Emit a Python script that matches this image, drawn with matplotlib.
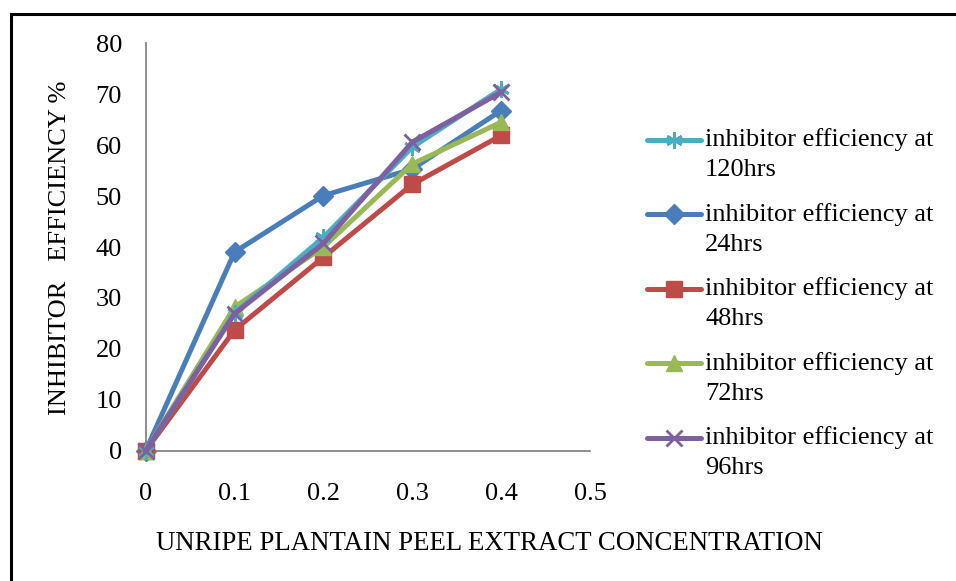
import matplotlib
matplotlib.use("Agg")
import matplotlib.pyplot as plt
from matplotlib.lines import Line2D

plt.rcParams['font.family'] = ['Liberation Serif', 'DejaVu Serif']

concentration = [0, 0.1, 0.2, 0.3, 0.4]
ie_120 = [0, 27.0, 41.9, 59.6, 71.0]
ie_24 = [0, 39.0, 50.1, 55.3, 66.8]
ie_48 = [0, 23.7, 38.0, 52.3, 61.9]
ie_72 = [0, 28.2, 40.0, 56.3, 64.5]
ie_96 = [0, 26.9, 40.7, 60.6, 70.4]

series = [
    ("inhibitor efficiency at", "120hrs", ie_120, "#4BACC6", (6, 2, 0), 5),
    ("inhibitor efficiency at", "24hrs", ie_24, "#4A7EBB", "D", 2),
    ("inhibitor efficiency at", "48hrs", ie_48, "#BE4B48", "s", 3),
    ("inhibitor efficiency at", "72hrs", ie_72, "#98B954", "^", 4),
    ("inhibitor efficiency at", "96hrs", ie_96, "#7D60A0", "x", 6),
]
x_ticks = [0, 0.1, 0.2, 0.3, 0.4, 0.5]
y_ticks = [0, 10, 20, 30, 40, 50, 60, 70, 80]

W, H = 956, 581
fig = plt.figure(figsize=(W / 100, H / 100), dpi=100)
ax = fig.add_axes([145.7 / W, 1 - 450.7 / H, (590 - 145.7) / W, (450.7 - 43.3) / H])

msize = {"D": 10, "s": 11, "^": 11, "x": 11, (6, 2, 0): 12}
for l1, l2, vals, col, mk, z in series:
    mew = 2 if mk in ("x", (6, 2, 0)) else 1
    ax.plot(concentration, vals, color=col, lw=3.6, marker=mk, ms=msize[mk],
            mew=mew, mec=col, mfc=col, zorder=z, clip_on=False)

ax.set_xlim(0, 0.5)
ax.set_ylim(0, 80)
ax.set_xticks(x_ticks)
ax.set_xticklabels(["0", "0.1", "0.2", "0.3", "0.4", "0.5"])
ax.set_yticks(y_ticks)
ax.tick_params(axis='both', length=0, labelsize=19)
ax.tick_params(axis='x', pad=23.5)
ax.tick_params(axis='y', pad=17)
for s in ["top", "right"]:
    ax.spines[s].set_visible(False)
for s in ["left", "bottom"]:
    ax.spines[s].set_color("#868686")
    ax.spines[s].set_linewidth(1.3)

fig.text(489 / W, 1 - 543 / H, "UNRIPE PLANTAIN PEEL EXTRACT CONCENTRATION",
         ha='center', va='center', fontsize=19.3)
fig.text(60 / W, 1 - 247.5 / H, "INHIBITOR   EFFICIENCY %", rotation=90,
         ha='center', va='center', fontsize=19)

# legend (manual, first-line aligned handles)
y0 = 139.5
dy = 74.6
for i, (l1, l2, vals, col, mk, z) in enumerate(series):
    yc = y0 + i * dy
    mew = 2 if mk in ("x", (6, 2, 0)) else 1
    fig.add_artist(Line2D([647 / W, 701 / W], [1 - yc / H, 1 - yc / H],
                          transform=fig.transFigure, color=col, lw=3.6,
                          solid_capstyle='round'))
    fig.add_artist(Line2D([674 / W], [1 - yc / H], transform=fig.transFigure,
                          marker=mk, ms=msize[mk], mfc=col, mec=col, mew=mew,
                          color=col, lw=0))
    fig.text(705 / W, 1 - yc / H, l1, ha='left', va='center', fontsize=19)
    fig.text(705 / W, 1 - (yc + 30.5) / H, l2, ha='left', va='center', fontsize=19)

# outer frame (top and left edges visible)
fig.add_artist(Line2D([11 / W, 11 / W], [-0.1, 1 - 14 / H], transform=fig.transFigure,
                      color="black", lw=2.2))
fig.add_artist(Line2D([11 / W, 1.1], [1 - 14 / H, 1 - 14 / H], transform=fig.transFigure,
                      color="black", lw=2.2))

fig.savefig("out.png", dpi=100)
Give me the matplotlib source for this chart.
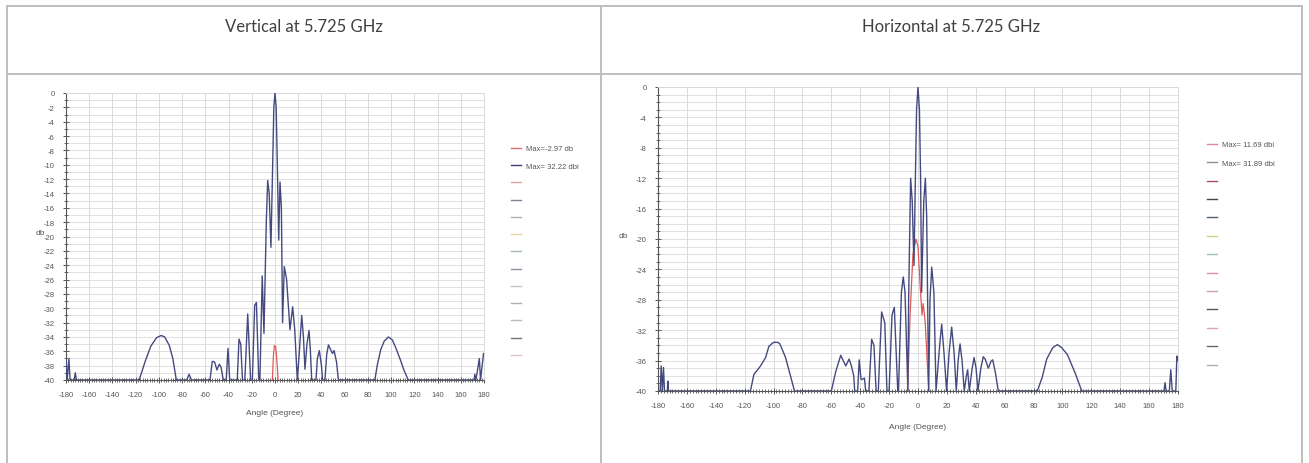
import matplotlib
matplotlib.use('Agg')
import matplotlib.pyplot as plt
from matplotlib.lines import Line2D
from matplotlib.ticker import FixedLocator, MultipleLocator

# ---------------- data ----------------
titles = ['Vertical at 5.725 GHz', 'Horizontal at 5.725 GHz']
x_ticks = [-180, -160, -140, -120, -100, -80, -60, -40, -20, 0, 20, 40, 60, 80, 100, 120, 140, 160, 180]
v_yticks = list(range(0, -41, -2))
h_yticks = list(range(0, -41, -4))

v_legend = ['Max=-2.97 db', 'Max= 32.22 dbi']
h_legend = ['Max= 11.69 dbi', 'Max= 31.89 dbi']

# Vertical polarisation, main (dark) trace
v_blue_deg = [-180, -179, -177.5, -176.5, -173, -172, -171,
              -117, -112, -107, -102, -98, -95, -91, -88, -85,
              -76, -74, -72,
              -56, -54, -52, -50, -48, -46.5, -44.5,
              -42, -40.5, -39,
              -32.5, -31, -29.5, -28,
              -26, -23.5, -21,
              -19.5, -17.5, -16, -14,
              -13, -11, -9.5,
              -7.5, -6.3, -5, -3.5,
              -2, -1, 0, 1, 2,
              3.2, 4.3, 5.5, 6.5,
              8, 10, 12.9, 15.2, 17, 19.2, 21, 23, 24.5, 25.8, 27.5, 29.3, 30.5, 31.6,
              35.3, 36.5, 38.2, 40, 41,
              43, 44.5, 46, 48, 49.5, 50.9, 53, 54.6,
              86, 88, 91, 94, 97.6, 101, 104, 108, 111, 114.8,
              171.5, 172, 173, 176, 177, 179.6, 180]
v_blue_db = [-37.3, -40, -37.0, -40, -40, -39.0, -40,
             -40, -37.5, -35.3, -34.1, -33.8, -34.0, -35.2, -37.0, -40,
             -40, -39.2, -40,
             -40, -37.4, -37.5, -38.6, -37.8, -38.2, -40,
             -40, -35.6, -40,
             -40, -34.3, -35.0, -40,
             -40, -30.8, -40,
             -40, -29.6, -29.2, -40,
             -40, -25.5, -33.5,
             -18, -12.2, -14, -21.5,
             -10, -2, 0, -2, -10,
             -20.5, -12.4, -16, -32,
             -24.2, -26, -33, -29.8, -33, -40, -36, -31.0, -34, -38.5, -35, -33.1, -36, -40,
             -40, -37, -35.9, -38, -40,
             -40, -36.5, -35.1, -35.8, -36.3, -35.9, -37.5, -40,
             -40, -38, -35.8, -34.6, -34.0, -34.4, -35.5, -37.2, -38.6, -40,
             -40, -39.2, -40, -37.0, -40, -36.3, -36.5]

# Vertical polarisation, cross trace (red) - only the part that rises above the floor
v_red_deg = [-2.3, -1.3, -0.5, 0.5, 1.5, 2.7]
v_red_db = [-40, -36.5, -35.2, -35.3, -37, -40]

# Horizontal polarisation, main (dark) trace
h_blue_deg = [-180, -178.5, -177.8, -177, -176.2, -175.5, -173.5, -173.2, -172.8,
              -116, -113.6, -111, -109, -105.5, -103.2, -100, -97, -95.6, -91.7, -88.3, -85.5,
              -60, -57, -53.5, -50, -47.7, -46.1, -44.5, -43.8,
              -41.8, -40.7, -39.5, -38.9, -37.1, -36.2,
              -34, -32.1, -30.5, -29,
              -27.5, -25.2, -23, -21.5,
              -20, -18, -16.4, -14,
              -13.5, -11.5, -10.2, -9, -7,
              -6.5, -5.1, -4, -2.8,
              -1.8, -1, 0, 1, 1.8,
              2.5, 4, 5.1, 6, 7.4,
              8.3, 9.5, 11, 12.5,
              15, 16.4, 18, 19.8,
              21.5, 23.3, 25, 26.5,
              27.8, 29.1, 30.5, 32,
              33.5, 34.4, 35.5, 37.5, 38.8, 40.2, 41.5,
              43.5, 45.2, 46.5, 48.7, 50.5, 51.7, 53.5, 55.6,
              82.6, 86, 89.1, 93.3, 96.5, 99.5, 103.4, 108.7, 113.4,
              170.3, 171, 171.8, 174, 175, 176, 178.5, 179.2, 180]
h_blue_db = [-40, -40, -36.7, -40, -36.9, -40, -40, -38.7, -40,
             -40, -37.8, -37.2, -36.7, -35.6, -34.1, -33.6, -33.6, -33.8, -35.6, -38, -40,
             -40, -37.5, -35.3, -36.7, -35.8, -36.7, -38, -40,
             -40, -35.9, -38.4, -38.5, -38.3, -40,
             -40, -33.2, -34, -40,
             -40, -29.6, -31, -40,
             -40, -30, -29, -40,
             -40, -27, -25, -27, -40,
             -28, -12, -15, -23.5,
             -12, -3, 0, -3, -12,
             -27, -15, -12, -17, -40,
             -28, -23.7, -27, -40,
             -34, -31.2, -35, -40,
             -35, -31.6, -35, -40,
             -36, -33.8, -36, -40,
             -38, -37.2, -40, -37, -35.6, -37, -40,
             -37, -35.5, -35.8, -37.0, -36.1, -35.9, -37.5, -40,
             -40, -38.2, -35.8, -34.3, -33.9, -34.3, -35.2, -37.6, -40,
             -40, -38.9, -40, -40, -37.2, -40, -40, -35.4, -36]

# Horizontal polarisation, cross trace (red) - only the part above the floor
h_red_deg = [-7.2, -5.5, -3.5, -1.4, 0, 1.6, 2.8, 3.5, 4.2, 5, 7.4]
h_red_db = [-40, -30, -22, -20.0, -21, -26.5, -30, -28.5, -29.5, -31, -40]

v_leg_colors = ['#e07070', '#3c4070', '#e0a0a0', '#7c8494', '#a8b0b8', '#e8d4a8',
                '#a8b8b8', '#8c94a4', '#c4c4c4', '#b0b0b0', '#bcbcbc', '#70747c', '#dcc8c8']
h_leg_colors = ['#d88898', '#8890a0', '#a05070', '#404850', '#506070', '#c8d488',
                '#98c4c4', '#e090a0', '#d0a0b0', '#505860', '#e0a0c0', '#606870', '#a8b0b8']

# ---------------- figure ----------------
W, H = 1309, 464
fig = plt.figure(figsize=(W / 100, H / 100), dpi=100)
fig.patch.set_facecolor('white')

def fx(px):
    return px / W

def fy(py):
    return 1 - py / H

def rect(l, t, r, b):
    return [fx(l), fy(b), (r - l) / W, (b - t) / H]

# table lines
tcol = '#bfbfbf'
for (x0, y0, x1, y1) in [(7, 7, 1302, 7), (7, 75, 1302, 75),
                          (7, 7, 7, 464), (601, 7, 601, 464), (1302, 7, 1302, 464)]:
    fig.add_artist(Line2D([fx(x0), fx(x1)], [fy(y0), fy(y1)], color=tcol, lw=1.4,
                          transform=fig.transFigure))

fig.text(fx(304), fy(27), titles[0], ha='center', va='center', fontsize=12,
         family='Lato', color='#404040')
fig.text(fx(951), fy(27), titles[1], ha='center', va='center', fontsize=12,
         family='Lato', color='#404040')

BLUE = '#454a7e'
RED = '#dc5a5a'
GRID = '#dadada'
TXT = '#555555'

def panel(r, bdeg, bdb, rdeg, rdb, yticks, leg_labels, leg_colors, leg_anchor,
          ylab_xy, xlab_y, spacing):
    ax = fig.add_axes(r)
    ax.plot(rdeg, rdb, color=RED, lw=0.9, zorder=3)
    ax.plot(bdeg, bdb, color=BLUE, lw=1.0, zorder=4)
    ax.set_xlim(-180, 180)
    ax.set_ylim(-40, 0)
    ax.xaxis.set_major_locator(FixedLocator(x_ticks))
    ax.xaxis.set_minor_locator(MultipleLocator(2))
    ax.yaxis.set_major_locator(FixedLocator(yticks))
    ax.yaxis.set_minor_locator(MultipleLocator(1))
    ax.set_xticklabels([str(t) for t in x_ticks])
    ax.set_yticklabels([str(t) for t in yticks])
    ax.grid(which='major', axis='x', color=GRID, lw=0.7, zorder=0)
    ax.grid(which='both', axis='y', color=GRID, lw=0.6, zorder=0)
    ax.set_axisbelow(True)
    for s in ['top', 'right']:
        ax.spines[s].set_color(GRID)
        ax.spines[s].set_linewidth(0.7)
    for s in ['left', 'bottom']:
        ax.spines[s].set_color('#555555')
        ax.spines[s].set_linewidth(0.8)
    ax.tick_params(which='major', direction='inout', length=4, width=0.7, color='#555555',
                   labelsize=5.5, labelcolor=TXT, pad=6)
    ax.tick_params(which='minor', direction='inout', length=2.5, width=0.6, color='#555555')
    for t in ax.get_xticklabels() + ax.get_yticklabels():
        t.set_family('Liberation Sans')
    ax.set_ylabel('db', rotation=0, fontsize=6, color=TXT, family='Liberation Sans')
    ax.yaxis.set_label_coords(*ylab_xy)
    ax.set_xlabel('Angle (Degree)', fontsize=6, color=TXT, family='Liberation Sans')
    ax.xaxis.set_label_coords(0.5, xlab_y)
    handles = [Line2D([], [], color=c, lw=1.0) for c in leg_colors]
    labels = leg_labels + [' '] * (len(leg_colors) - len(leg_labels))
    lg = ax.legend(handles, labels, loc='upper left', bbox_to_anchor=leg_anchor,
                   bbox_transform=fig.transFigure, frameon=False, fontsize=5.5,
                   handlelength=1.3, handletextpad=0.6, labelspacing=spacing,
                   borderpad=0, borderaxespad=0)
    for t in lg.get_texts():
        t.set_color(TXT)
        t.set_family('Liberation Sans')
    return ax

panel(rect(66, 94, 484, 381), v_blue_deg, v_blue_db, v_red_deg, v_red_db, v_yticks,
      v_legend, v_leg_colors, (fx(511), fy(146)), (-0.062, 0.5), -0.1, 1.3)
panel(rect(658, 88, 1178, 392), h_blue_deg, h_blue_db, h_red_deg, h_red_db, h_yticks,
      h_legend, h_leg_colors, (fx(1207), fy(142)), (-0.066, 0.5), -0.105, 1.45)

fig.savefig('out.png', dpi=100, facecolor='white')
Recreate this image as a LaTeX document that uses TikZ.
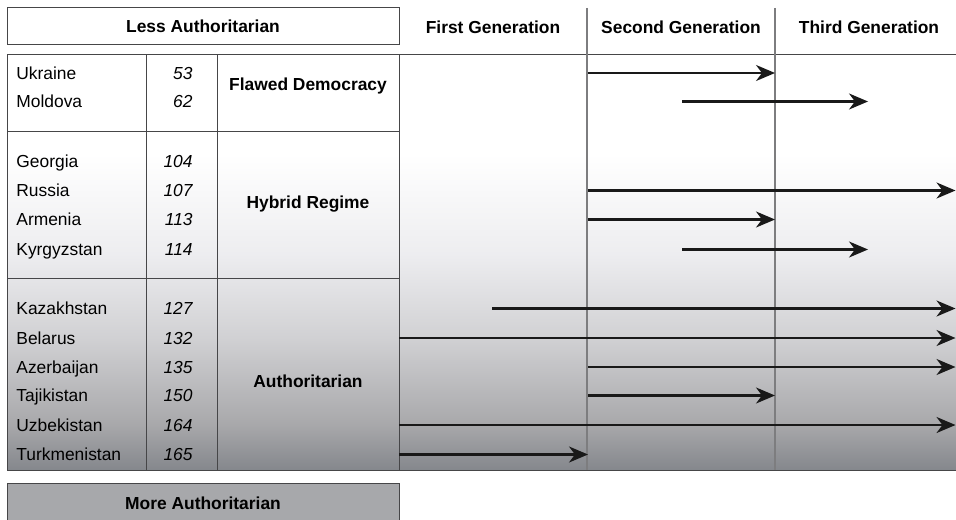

= = =

▸ **Stated task**:
Write out each line of the listing above, exactly, from its first line to the line holding "ha='center', va='center', fontsize=19)", inclusive. Skip the pictures.

▸ **Written reply**:
Emit a Python script that matches this image, drawn with matplotlib.
import matplotlib
matplotlib.use("Agg")
import matplotlib.pyplot as plt
from matplotlib.lines import Line2D

plt.rcParams['font.family'] = ['Liberation Serif', 'DejaVu Serif']

concentration = [0, 0.1, 0.2, 0.3, 0.4]
ie_120 = [0, 27.0, 41.9, 59.6, 71.0]
ie_24 = [0, 39.0, 50.1, 55.3, 66.8]
ie_48 = [0, 23.7, 38.0, 52.3, 61.9]
ie_72 = [0, 28.2, 40.0, 56.3, 64.5]
ie_96 = [0, 26.9, 40.7, 60.6, 70.4]

series = [
    ("inhibitor efficiency at", "120hrs", ie_120, "#4BACC6", (6, 2, 0), 5),
    ("inhibitor efficiency at", "24hrs", ie_24, "#4A7EBB", "D", 2),
    ("inhibitor efficiency at", "48hrs", ie_48, "#BE4B48", "s", 3),
    ("inhibitor efficiency at", "72hrs", ie_72, "#98B954", "^", 4),
    ("inhibitor efficiency at", "96hrs", ie_96, "#7D60A0", "x", 6),
]
x_ticks = [0, 0.1, 0.2, 0.3, 0.4, 0.5]
y_ticks = [0, 10, 20, 30, 40, 50, 60, 70, 80]

W, H = 956, 581
fig = plt.figure(figsize=(W / 100, H / 100), dpi=100)
ax = fig.add_axes([145.7 / W, 1 - 450.7 / H, (590 - 145.7) / W, (450.7 - 43.3) / H])

msize = {"D": 10, "s": 11, "^": 11, "x": 11, (6, 2, 0): 12}
for l1, l2, vals, col, mk, z in series:
    mew = 2 if mk in ("x", (6, 2, 0)) else 1
    ax.plot(concentration, vals, color=col, lw=3.6, marker=mk, ms=msize[mk],
            mew=mew, mec=col, mfc=col, zorder=z, clip_on=False)

ax.set_xlim(0, 0.5)
ax.set_ylim(0, 80)
ax.set_xticks(x_ticks)
ax.set_xticklabels(["0", "0.1", "0.2", "0.3", "0.4", "0.5"])
ax.set_yticks(y_ticks)
ax.tick_params(axis='both', length=0, labelsize=19)
ax.tick_params(axis='x', pad=23.5)
ax.tick_params(axis='y', pad=17)
for s in ["top", "right"]:
    ax.spines[s].set_visible(False)
for s in ["left", "bottom"]:
    ax.spines[s].set_color("#868686")
    ax.spines[s].set_linewidth(1.3)

fig.text(489 / W, 1 - 543 / H, "UNRIPE PLANTAIN PEEL EXTRACT CONCENTRATION",
         ha='center', va='center', fontsize=19.3)
fig.text(60 / W, 1 - 247.5 / H, "INHIBITOR   EFFICIENCY %", rotation=90,
         ha='center', va='center', fontsize=19)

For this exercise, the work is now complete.